> SOURCE MATERIAL:
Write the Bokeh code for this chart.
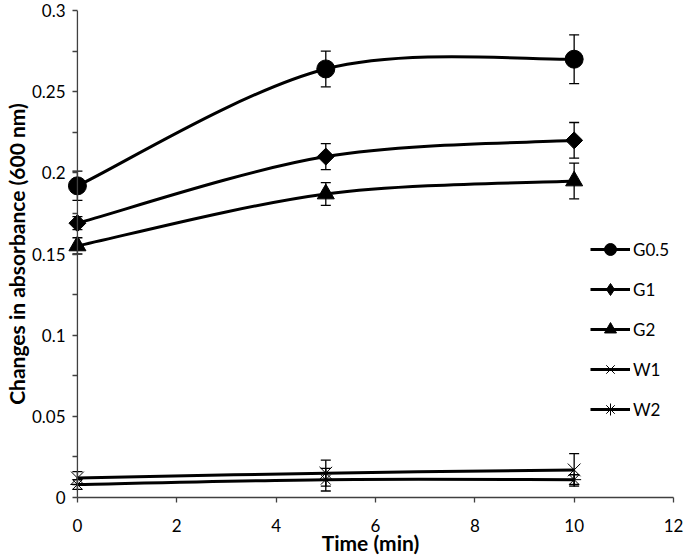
import math
from bokeh.plotting import figure
from bokeh.models import (ColumnDataSource, Whisker, TeeHead, Legend, LegendItem,
                          FixedTicker, Range1d, Span, CDSView, IndexFilter)
from bokeh.embed import file_html
from bokeh.resources import INLINE

# ---- data ----
time = [0, 5, 10]
g05 = [0.192, 0.264, 0.270]
g05_err = [0.009, 0.011, 0.015]
g1 = [0.169, 0.210, 0.220]
g1_err = [0.004, 0.008, 0.011]
g2 = [0.155, 0.187, 0.195]
g2_err = [0.005, 0.007, 0.011]
w1 = [0.012, 0.015, 0.017]
w1_err = [0.004, 0.008, 0.010]
w2 = [0.008, 0.011, 0.011]
w2_err = [0.003, 0.007, 0.003]
names = ["G0.5", "G1", "G2", "W1", "W2"]

x_ticks = [0, 2, 4, 6, 8, 10, 12]
y_ticks = [0, 0.05, 0.1, 0.15, 0.2, 0.25, 0.3]
y_tick_labels = ["0", "0.05", "0.1", "0.15", "0.2", "0.25", "0.3"]
y_minor = [0.025, 0.075, 0.125, 0.175, 0.225, 0.275]
x_title = "Time (min)"
y_title = "Changes in absorbance (600 nm)"

FONT = "Lato"
AX = "#404040"

p = figure(width=685, height=557, output_backend="svg", toolbar_location=None,
           x_range=Range1d(-0.2, 12), y_range=Range1d(0, 0.3),
           min_border_left=66, min_border_right=12, min_border_top=10, min_border_bottom=60)
p.outline_line_color = None
p.xgrid.visible = False
p.ygrid.visible = False
p.background_fill_color = "white"

def smooth(xs, ys):
    # Excel-like smoothed line: Catmull-Rom segments as cubic Beziers
    n = len(xs)
    d = dict(x0=[], y0=[], x1=[], y1=[], cx0=[], cy0=[], cx1=[], cy1=[])
    for i in range(n - 1):
        a = max(i - 1, 0)
        b = min(i + 2, n - 1)
        d["x0"].append(xs[i]); d["y0"].append(ys[i])
        d["x1"].append(xs[i + 1]); d["y1"].append(ys[i + 1])
        d["cx0"].append(xs[i] + (xs[i + 1] - xs[a]) / 6)
        d["cy0"].append(ys[i] + (ys[i + 1] - ys[a]) / 6)
        d["cx1"].append(xs[i + 1] - (xs[b] - xs[i]) / 6)
        d["cy1"].append(ys[i + 1] - (ys[b] - ys[i]) / 6)
    return d

# y axis line at x = 0
p.add_layout(Span(location=0, dimension="height", line_color=AX, line_width=1.3))

series = [
    (names[0], g05, g05_err, "circle", 18, 0.0, "circle"),
    (names[1], g1, g1_err, "square", 12, math.pi / 4, "diamond"),
    (names[2], g2, g2_err, "triangle", 17, 0.0, "triangle"),
    (names[3], w1, w1_err, "x", 18, 0.0, "x"),
    (names[4], w2, w2_err, "asterisk", 14, 0.0, "asterisk"),
]

items = []
for name, vals, err, marker, size, ang, leg_marker in series:
    src = ColumnDataSource(dict(x=time, y=vals,
                                upper=[v + e for v, e in zip(vals, err)],
                                lower=[v - e for v, e in zip(vals, err)]))
    p.bezier(source=ColumnDataSource(smooth(time, vals)), x0="x0", y0="y0", x1="x1", y1="y1",
             cx0="cx0", cy0="cy0", cx1="cx1", cy1="cy1", line_color="black", line_width=3)
    wh = Whisker(base="x", upper="upper", lower="lower", source=src, line_color="black",
                 line_width=1.3,
                 upper_head=TeeHead(size=10, line_color="black", line_width=1.3),
                 lower_head=TeeHead(size=10, line_color="black", line_width=1.3))
    p.add_layout(wh)
    p.scatter("x", "y", source=src, marker=marker, size=size, angle=ang,
              fill_color="black", line_color="black", line_width=1)
    # legend-only swatches (the curve itself is the bezier above)
    lr = p.line("x", "y", source=src, line_color="black", line_width=3,
                view=CDSView(filter=IndexFilter(indices=[0])))
    mr = p.scatter("x", "y", source=src, marker=leg_marker, size=0, fill_color="black",
                   line_color="black", line_width=1,
                   view=CDSView(filter=IndexFilter(indices=[0])))
    items.append(LegendItem(label=name, renderers=[lr, mr]))

legend = Legend(items=items, location=(523, 73), border_line_color=None,
                background_fill_alpha=0, padding=0, margin=0, spacing=10,
                glyph_width=40, glyph_height=30, label_height=30, label_standoff=3,
                label_text_font=FONT, label_text_font_size="17px", label_text_color="black")
p.add_layout(legend)

for ax in (p.xaxis[0], p.yaxis[0]):
    ax.major_tick_line_color = AX
    ax.minor_tick_line_color = AX
    ax.major_tick_line_width = 1.3
    ax.minor_tick_line_width = 1.3
    ax.major_label_text_font = FONT
    ax.major_label_text_font_size = "17px"
    ax.major_label_text_color = "black"
    ax.axis_label_text_font = FONT
    ax.axis_label_text_font_size = "21px"
    ax.axis_label_text_font_style = "bold"
    ax.axis_label_text_color = "black"

p.xaxis.axis_line_color = AX
p.xaxis.axis_line_width = 1.3
p.xaxis.ticker = FixedTicker(ticks=x_ticks, minor_ticks=[])
p.xaxis.major_tick_in = 0
p.xaxis.major_tick_out = 5
p.xaxis.minor_tick_in = 0
p.xaxis.minor_tick_out = 0
p.xaxis.major_label_standoff = 16
p.xaxis.bounds = (0, 12)
p.xaxis.axis_label = x_title
p.xaxis.axis_label_standoff = -5

# y axis sits at the frame edge (x = -0.2); ticks are shifted so they end at x = 0
p.yaxis.axis_line_color = None
p.yaxis.ticker = FixedTicker(ticks=y_ticks, minor_ticks=y_minor)
p.yaxis.major_tick_in = 10
p.yaxis.major_tick_out = -5
p.yaxis.minor_tick_in = 10
p.yaxis.minor_tick_out = -5
p.yaxis.major_label_overrides = {t: l for t, l in zip(y_ticks, y_tick_labels)}
p.yaxis.major_label_standoff = 7
p.yaxis.axis_label = y_title
p.yaxis.axis_label_standoff = 0

open("out.html", "w").write(file_html(p, INLINE))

> JOB: Only the lines from the start of the material through the line containing "from bokeh.resources import INLINE" should be transcribed. Pictures stay out.

> REPLY TO THE EXERCISE:
Write the Bokeh code for this chart.
import math
from bokeh.plotting import figure
from bokeh.models import (ColumnDataSource, Whisker, TeeHead, Legend, LegendItem,
                          FixedTicker, Range1d, Span, CDSView, IndexFilter)
from bokeh.embed import file_html
from bokeh.resources import INLINE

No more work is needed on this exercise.